WHAT THE EXERCISE ASKS: Skip the pictures and repeat each line of the data exactly.

** Begin **

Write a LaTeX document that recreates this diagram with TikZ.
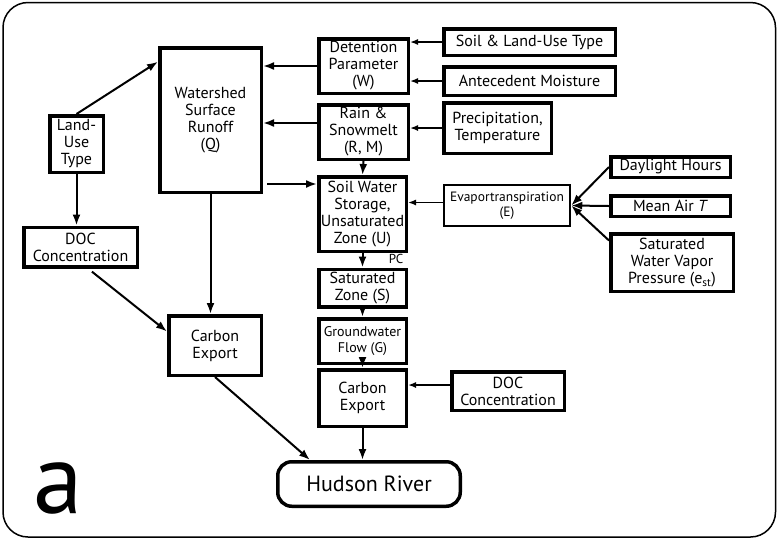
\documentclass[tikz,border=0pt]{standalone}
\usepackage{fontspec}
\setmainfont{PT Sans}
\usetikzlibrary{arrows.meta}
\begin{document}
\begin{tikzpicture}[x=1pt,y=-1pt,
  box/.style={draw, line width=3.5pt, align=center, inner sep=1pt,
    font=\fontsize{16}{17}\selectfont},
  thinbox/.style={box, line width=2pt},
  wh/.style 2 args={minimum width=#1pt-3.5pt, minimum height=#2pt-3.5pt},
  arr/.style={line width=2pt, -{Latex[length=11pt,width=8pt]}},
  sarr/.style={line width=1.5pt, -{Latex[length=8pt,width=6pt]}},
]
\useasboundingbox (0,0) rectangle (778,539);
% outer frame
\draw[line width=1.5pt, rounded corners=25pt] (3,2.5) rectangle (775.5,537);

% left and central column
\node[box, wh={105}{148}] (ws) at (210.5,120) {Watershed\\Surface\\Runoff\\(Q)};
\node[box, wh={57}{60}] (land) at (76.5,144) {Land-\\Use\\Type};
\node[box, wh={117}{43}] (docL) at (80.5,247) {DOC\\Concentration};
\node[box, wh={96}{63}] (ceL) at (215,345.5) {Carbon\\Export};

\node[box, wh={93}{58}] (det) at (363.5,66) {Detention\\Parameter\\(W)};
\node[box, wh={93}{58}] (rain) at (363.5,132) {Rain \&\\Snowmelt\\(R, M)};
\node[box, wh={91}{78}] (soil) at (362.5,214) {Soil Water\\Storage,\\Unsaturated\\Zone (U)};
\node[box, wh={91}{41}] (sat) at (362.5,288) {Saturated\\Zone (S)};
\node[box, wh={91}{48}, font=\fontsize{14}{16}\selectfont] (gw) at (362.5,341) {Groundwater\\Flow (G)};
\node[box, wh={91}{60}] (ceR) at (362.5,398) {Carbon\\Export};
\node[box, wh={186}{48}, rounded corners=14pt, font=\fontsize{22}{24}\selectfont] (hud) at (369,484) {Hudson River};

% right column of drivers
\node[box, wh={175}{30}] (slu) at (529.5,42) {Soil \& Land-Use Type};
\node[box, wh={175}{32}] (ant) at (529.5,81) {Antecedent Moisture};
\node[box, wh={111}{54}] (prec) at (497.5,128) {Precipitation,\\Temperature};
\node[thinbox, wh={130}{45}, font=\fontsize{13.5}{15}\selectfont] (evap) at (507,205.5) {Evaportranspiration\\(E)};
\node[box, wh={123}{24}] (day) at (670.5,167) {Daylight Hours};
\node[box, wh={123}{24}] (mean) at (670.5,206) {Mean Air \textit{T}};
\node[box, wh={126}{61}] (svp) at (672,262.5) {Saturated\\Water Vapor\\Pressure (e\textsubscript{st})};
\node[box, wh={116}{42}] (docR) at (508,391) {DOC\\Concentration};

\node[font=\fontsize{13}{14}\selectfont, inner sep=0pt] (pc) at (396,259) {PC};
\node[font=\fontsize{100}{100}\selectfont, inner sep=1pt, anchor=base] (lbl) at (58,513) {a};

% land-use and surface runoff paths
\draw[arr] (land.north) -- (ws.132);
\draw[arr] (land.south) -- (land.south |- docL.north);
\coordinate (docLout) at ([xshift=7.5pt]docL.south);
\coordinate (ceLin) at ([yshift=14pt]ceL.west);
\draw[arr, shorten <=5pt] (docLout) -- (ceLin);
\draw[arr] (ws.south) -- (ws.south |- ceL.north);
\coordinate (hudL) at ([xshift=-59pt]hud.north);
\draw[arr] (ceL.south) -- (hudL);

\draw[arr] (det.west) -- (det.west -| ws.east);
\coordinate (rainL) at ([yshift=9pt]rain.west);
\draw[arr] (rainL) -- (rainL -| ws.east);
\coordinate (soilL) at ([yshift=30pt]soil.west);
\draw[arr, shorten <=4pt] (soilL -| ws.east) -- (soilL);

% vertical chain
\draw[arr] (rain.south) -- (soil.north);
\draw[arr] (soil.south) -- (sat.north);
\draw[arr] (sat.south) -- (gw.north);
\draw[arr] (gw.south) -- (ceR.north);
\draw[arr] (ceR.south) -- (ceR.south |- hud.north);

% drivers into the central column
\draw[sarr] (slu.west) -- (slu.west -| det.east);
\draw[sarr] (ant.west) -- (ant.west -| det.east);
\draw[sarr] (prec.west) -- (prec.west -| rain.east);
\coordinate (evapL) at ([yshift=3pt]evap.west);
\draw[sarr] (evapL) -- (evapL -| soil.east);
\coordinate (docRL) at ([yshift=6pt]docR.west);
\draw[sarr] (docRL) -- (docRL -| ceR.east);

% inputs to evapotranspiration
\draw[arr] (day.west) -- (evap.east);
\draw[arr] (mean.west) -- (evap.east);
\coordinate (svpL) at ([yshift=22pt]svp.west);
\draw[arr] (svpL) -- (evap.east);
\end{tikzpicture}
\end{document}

** End **

ANSWER TO THE EXERCISE:
Write a LaTeX document that recreates this diagram with TikZ.
\documentclass[tikz,border=0pt]{standalone}
\usepackage{fontspec}
\setmainfont{PT Sans}
\usetikzlibrary{arrows.meta}
\begin{document}
\begin{tikzpicture}[x=1pt,y=-1pt,
  box/.style={draw, line width=3.5pt, align=center, inner sep=1pt,
    font=\fontsize{16}{17}\selectfont},
  thinbox/.style={box, line width=2pt},
  wh/.style 2 args={minimum width=#1pt-3.5pt, minimum height=#2pt-3.5pt},
  arr/.style={line width=2pt, -{Latex[length=11pt,width=8pt]}},
  sarr/.style={line width=1.5pt, -{Latex[length=8pt,width=6pt]}},
]
\useasboundingbox (0,0) rectangle (778,539);
% outer frame
\draw[line width=1.5pt, rounded corners=25pt] (3,2.5) rectangle (775.5,537);

% left and central column
\node[box, wh={105}{148}] (ws) at (210.5,120) {Watershed\\Surface\\Runoff\\(Q)};
\node[box, wh={57}{60}] (land) at (76.5,144) {Land-\\Use\\Type};
\node[box, wh={117}{43}] (docL) at (80.5,247) {DOC\\Concentration};
\node[box, wh={96}{63}] (ceL) at (215,345.5) {Carbon\\Export};

\node[box, wh={93}{58}] (det) at (363.5,66) {Detention\\Parameter\\(W)};
\node[box, wh={93}{58}] (rain) at (363.5,132) {Rain \&\\Snowmelt\\(R, M)};
\node[box, wh={91}{78}] (soil) at (362.5,214) {Soil Water\\Storage,\\Unsaturated\\Zone (U)};
\node[box, wh={91}{41}] (sat) at (362.5,288) {Saturated\\Zone (S)};
\node[box, wh={91}{48}, font=\fontsize{14}{16}\selectfont] (gw) at (362.5,341) {Groundwater\\Flow (G)};
\node[box, wh={91}{60}] (ceR) at (362.5,398) {Carbon\\Export};
\node[box, wh={186}{48}, rounded corners=14pt, font=\fontsize{22}{24}\selectfont] (hud) at (369,484) {Hudson River};

% right column of drivers
\node[box, wh={175}{30}] (slu) at (529.5,42) {Soil \& Land-Use Type};
\node[box, wh={175}{32}] (ant) at (529.5,81) {Antecedent Moisture};
\node[box, wh={111}{54}] (prec) at (497.5,128) {Precipitation,\\Temperature};
\node[thinbox, wh={130}{45}, font=\fontsize{13.5}{15}\selectfont] (evap) at (507,205.5) {Evaportranspiration\\(E)};
\node[box, wh={123}{24}] (day) at (670.5,167) {Daylight Hours};
\node[box, wh={123}{24}] (mean) at (670.5,206) {Mean Air \textit{T}};
\node[box, wh={126}{61}] (svp) at (672,262.5) {Saturated\\Water Vapor\\Pressure (e\textsubscript{st})};
\node[box, wh={116}{42}] (docR) at (508,391) {DOC\\Concentration};

\node[font=\fontsize{13}{14}\selectfont, inner sep=0pt] (pc) at (396,259) {PC};
\node[font=\fontsize{100}{100}\selectfont, inner sep=1pt, anchor=base] (lbl) at (58,513) {a};

% land-use and surface runoff paths
\draw[arr] (land.north) -- (ws.132);
\draw[arr] (land.south) -- (land.south |- docL.north);
\coordinate (docLout) at ([xshift=7.5pt]docL.south);
\coordinate (ceLin) at ([yshift=14pt]ceL.west);
\draw[arr, shorten <=5pt] (docLout) -- (ceLin);
\draw[arr] (ws.south) -- (ws.south |- ceL.north);
\coordinate (hudL) at ([xshift=-59pt]hud.north);
\draw[arr] (ceL.south) -- (hudL);

\draw[arr] (det.west) -- (det.west -| ws.east);
\coordinate (rainL) at ([yshift=9pt]rain.west);
\draw[arr] (rainL) -- (rainL -| ws.east);
\coordinate (soilL) at ([yshift=30pt]soil.west);
\draw[arr, shorten <=4pt] (soilL -| ws.east) -- (soilL);

% vertical chain
\draw[arr] (rain.south) -- (soil.north);
\draw[arr] (soil.south) -- (sat.north);
\draw[arr] (sat.south) -- (gw.north);
\draw[arr] (gw.south) -- (ceR.north);
\draw[arr] (ceR.south) -- (ceR.south |- hud.north);

% drivers into the central column
\draw[sarr] (slu.west) -- (slu.west -| det.east);
\draw[sarr] (ant.west) -- (ant.west -| det.east);
\draw[sarr] (prec.west) -- (prec.west -| rain.east);
\coordinate (evapL) at ([yshift=3pt]evap.west);
\draw[sarr] (evapL) -- (evapL -| soil.east);
\coordinate (docRL) at ([yshift=6pt]docR.west);
\draw[sarr] (docRL) -- (docRL -| ceR.east);

% inputs to evapotranspiration
\draw[arr] (day.west) -- (evap.east);
\draw[arr] (mean.west) -- (evap.east);
\coordinate (svpL) at ([yshift=22pt]svp.west);
\draw[arr] (svpL) -- (evap.east);
\end{tikzpicture}
\end{document}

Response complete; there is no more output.